Scientific classification
- Kingdom: Animalia
- Phylum: Arthropoda
- Clade: Pancrustacea
- Class: Insecta
- Order: Hemiptera
- Suborder: Heteroptera
- Superfamily: Idiostoloidea
- Family: Idiostolidae Scudder, 1962
- Genera: Idiostolus Berg, 1883 ; Monteithocoris Woodward, 1968 ; Trisecus Bergroth, 1895 ;

= Idiostolidae =

Family of true bugs

Idiostolidae is a family of true bugs distributed within the southern hemisphere which was formerly placed in the superfamily Lygaeoidea but in 1964 it was placed in the superfamily Idiostoloidea and later included within it as a sister family of the Henicocoridae. It was described in 1962.

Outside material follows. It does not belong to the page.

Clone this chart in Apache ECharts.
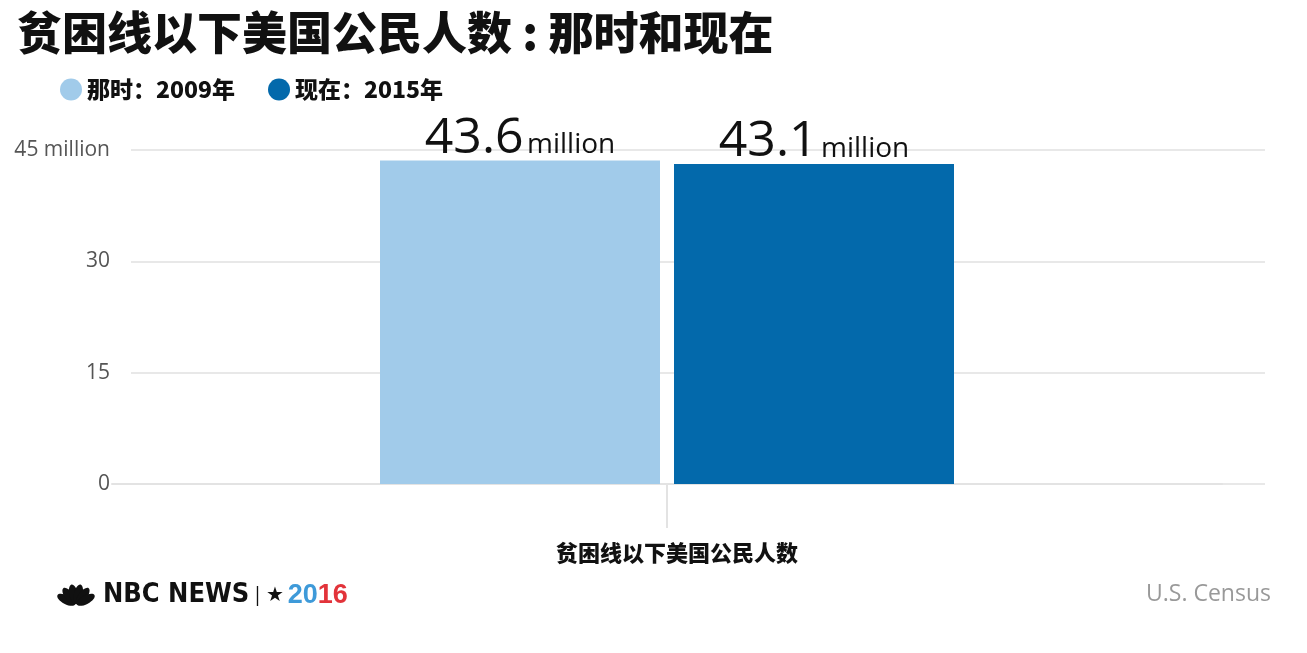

The Idiostolidae are distributed in southeast Australia, Chile, and Argentina. They have an elongate ovoid body outline and the head is lygaeoid-like and with ocelli. The antennae and labium have 4 segments. The abdominal spiracles are on the underside. The membrane has four longitudinal veins. The hindwing has a hamus (the proximal part of cubital vein has a spur-like side vein that merges into the medial fold). Idiostolus is found in South America. The genera Trisecus and Monteithocoris occur in Australia. They are associated with Nothofagus vegetation. Their relationships to the Lygaeidae was suggested based on morphology and their position within the Pentatomorpha was based on the absence of gonoplacs and the presence of abdominal trichobothria. A molecular phylogenetic based on mitochondrial genes resolved the position of the family within the infraorder pentatomorpha. The separation of the Idiostolidae from the Henicoridae is estimated to have happened around 76 mya in the Late Cretaceous and likely associated with the angiosperm radiation.